WORK REQUIRED: Reproduce the listing below from the line with "Write the TikZ code for this diagram." to the line with "(0,0) rectangle (1630,-1149);", both lines included, character for character, minus any pictures.

SUPPLIED ENTRIES:
○ ○ ○ ○
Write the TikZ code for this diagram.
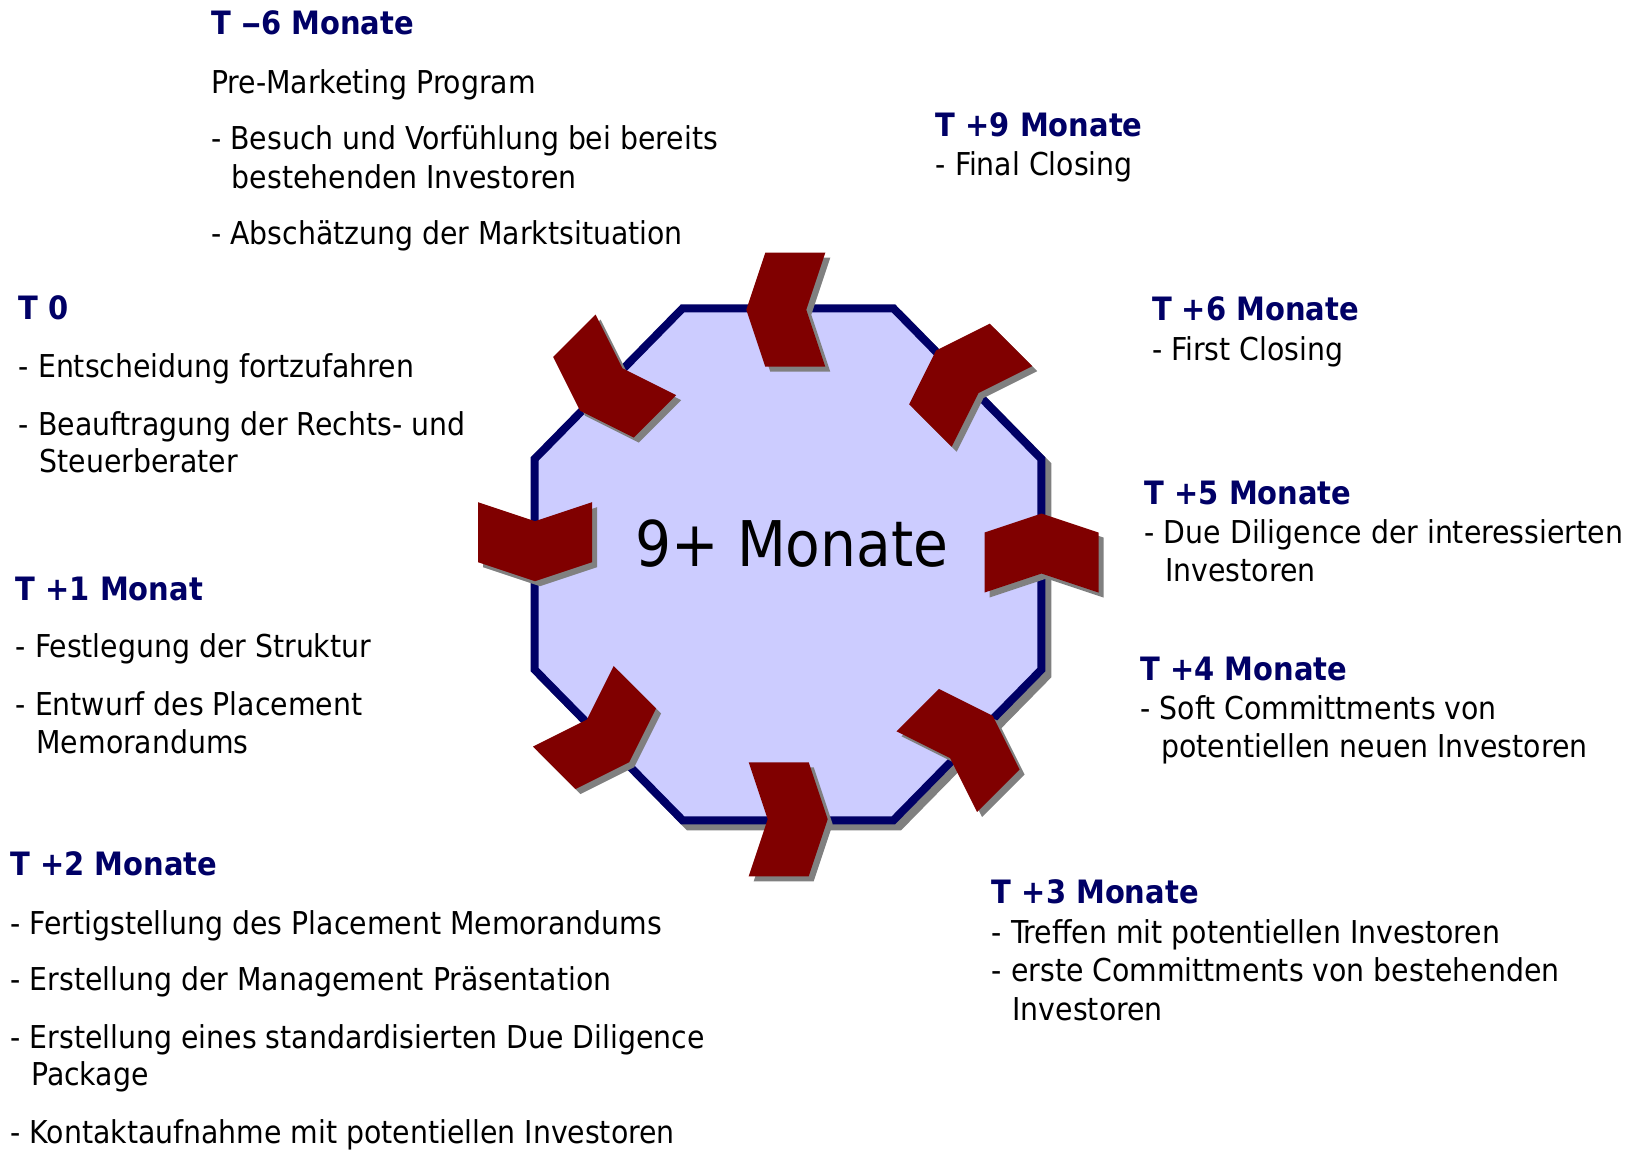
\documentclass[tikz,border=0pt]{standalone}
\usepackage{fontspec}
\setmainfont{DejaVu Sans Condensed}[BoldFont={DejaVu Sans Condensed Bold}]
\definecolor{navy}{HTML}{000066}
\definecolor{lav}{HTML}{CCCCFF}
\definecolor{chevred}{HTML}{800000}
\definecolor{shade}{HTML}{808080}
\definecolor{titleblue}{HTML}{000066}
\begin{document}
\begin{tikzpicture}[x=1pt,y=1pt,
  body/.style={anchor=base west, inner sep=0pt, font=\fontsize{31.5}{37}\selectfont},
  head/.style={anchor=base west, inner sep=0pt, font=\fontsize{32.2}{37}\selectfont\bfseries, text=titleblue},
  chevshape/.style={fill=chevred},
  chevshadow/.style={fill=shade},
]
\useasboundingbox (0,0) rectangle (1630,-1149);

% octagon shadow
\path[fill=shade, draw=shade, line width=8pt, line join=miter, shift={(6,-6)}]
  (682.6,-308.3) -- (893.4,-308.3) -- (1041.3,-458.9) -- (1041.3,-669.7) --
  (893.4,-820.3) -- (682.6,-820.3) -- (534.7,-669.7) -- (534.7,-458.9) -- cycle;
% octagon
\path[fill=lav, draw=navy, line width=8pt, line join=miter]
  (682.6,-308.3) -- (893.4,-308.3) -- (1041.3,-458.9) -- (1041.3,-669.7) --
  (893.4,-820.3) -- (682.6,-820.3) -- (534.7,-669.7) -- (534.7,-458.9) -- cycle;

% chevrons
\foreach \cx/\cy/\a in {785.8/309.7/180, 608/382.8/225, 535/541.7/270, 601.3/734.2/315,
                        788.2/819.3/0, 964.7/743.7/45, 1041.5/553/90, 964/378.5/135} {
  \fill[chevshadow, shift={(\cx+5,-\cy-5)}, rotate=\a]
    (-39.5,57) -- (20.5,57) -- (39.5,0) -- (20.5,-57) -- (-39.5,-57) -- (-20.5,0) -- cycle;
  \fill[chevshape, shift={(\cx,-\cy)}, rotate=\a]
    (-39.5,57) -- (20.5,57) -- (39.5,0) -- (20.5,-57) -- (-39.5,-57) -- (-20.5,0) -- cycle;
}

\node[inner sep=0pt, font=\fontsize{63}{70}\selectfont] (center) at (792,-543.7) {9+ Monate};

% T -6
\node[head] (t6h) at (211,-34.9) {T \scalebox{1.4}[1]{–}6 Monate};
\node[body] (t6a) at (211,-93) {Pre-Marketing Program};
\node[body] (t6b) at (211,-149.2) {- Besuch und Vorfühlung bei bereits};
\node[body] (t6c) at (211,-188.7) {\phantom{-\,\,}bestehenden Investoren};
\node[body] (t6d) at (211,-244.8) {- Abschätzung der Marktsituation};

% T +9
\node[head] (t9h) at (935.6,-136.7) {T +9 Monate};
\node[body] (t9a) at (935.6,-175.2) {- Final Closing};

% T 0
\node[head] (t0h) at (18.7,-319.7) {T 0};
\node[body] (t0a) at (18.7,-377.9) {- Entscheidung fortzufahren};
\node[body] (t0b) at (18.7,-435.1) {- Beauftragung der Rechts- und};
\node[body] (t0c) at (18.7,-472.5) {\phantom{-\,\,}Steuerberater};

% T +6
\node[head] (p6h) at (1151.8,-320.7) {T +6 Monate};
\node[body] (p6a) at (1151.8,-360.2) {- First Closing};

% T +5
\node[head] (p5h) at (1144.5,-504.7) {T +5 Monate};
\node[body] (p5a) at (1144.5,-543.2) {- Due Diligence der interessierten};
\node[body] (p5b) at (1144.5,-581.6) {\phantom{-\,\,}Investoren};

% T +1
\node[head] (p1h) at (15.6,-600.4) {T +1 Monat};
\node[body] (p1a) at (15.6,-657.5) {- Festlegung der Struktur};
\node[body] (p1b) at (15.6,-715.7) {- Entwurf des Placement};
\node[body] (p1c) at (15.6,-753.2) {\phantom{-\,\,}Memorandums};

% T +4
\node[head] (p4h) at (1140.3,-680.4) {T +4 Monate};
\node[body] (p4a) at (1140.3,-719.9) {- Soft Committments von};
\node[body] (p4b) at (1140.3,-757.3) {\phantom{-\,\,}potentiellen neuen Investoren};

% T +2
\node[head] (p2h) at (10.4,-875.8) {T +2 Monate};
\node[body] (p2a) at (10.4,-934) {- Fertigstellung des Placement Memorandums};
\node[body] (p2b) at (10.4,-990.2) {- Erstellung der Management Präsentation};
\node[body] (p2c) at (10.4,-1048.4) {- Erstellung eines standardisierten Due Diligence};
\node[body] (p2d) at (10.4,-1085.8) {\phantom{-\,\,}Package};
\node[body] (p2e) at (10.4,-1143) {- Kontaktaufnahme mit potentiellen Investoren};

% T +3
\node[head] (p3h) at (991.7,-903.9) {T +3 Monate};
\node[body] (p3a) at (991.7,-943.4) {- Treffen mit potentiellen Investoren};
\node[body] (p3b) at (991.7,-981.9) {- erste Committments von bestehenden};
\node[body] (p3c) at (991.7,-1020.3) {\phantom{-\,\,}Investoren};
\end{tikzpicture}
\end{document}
○ ○ ○ ○
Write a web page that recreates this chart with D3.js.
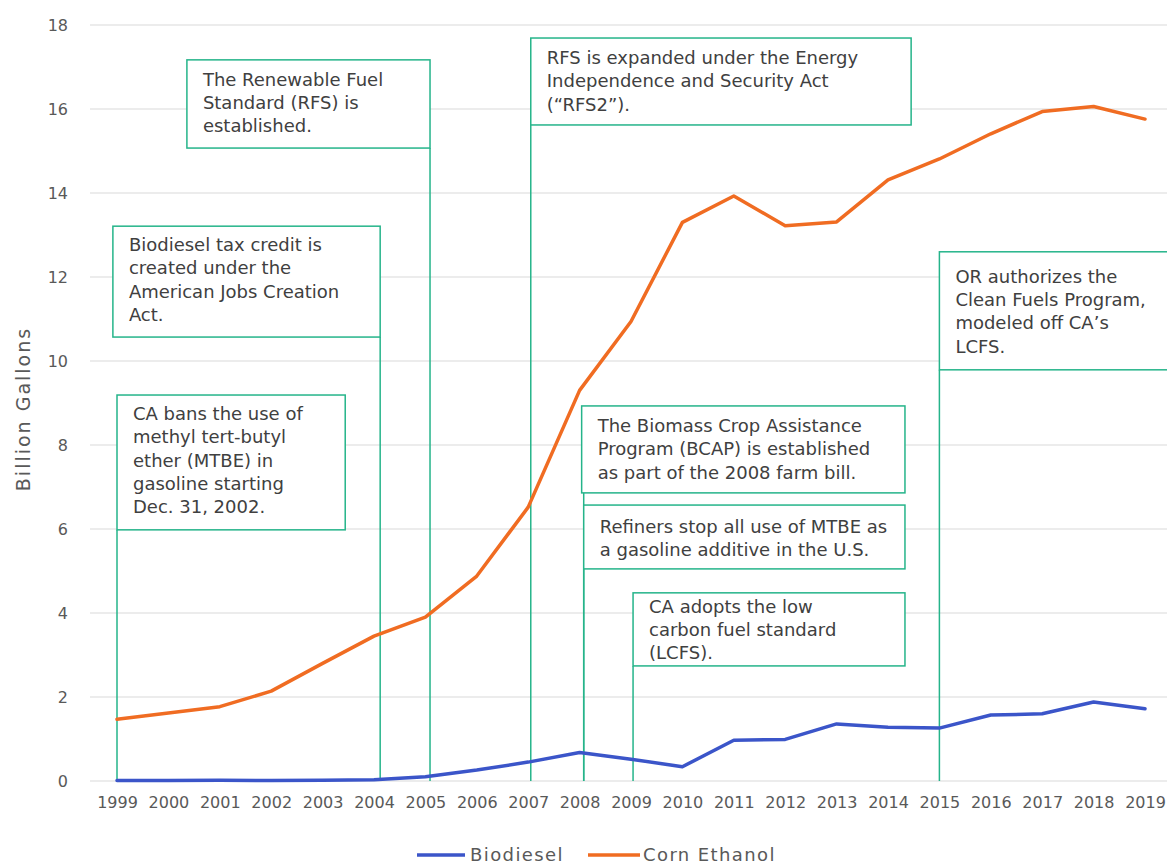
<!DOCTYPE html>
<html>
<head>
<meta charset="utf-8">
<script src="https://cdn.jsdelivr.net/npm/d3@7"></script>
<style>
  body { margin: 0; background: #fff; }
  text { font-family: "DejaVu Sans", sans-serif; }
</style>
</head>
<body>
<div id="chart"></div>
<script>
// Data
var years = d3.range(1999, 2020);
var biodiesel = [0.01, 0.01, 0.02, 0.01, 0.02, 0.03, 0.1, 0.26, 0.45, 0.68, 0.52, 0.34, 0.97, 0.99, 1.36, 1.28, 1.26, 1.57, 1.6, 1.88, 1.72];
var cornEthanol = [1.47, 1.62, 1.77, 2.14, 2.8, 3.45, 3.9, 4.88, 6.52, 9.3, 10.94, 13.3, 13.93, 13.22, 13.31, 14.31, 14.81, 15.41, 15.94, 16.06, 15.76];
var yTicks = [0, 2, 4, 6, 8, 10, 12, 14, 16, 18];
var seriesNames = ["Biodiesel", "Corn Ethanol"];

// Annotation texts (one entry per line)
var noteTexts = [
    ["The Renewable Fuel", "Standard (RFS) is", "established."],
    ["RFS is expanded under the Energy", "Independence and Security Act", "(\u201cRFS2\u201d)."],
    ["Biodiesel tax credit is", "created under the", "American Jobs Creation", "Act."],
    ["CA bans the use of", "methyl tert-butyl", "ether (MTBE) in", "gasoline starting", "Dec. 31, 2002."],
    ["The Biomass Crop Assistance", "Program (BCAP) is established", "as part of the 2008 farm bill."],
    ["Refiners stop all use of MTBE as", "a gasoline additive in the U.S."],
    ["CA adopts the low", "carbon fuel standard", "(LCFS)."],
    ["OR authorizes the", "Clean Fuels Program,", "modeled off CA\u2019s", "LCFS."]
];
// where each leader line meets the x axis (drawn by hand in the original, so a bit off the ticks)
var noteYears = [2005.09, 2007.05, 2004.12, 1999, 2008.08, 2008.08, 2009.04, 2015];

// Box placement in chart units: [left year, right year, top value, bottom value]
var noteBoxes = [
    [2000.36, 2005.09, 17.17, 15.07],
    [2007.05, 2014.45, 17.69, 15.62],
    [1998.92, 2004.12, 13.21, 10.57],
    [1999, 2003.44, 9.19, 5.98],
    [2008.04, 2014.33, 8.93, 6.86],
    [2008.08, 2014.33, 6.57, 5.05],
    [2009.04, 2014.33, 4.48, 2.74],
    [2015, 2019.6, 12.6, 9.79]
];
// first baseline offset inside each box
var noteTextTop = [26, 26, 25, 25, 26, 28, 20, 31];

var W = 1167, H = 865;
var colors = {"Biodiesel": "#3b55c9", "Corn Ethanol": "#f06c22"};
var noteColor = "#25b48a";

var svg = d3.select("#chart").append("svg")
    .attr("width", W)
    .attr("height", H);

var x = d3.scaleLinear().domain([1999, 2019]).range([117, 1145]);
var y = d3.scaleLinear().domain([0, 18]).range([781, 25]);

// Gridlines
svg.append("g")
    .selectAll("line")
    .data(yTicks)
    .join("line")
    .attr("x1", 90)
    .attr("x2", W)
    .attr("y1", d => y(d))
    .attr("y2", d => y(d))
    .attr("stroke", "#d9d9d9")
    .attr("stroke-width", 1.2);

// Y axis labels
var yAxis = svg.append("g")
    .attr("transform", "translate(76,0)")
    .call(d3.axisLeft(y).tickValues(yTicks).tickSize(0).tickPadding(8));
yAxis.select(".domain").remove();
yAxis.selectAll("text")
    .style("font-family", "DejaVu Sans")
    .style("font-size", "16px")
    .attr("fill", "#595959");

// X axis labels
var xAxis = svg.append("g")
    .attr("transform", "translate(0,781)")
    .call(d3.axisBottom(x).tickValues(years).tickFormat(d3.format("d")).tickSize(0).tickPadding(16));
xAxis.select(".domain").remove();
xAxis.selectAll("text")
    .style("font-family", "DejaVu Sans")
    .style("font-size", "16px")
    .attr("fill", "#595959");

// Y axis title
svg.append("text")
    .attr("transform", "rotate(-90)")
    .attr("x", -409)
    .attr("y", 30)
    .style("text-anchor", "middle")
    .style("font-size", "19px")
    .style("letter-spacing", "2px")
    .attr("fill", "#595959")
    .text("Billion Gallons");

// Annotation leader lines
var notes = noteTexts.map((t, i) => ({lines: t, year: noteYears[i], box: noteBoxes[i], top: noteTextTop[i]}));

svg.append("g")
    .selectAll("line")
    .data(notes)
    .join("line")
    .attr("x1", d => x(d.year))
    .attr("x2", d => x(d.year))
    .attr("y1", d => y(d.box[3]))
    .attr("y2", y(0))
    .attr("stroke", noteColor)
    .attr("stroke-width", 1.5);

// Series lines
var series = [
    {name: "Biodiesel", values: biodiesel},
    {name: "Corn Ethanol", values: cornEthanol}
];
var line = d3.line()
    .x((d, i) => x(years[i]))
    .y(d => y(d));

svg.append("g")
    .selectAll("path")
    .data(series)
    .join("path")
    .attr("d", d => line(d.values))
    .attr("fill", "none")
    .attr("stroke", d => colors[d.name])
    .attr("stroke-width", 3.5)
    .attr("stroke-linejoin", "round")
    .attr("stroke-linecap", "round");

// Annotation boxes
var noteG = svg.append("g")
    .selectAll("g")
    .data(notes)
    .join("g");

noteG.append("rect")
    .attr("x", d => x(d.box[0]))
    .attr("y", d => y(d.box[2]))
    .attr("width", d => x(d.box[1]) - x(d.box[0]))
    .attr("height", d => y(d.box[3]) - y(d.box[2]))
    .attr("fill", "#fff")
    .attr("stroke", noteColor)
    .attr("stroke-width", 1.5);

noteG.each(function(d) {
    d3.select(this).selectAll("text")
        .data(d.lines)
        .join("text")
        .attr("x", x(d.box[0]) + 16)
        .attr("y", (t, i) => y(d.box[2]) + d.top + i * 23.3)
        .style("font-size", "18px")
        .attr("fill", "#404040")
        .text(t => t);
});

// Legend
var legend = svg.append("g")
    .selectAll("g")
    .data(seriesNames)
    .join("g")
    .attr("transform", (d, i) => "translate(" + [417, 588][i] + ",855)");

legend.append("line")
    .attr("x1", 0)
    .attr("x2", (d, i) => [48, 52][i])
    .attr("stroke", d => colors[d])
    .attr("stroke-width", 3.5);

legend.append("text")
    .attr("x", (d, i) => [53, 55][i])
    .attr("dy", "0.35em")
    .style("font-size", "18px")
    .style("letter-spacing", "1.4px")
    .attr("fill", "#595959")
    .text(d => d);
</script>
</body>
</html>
○ ○ ○ ○
RESULT OF THE TASK:
Write the TikZ code for this diagram.
\documentclass[tikz,border=0pt]{standalone}
\usepackage{fontspec}
\setmainfont{DejaVu Sans Condensed}[BoldFont={DejaVu Sans Condensed Bold}]
\definecolor{navy}{HTML}{000066}
\definecolor{lav}{HTML}{CCCCFF}
\definecolor{chevred}{HTML}{800000}
\definecolor{shade}{HTML}{808080}
\definecolor{titleblue}{HTML}{000066}
\begin{document}
\begin{tikzpicture}[x=1pt,y=1pt,
  body/.style={anchor=base west, inner sep=0pt, font=\fontsize{31.5}{37}\selectfont},
  head/.style={anchor=base west, inner sep=0pt, font=\fontsize{32.2}{37}\selectfont\bfseries, text=titleblue},
  chevshape/.style={fill=chevred},
  chevshadow/.style={fill=shade},
]
\useasboundingbox (0,0) rectangle (1630,-1149);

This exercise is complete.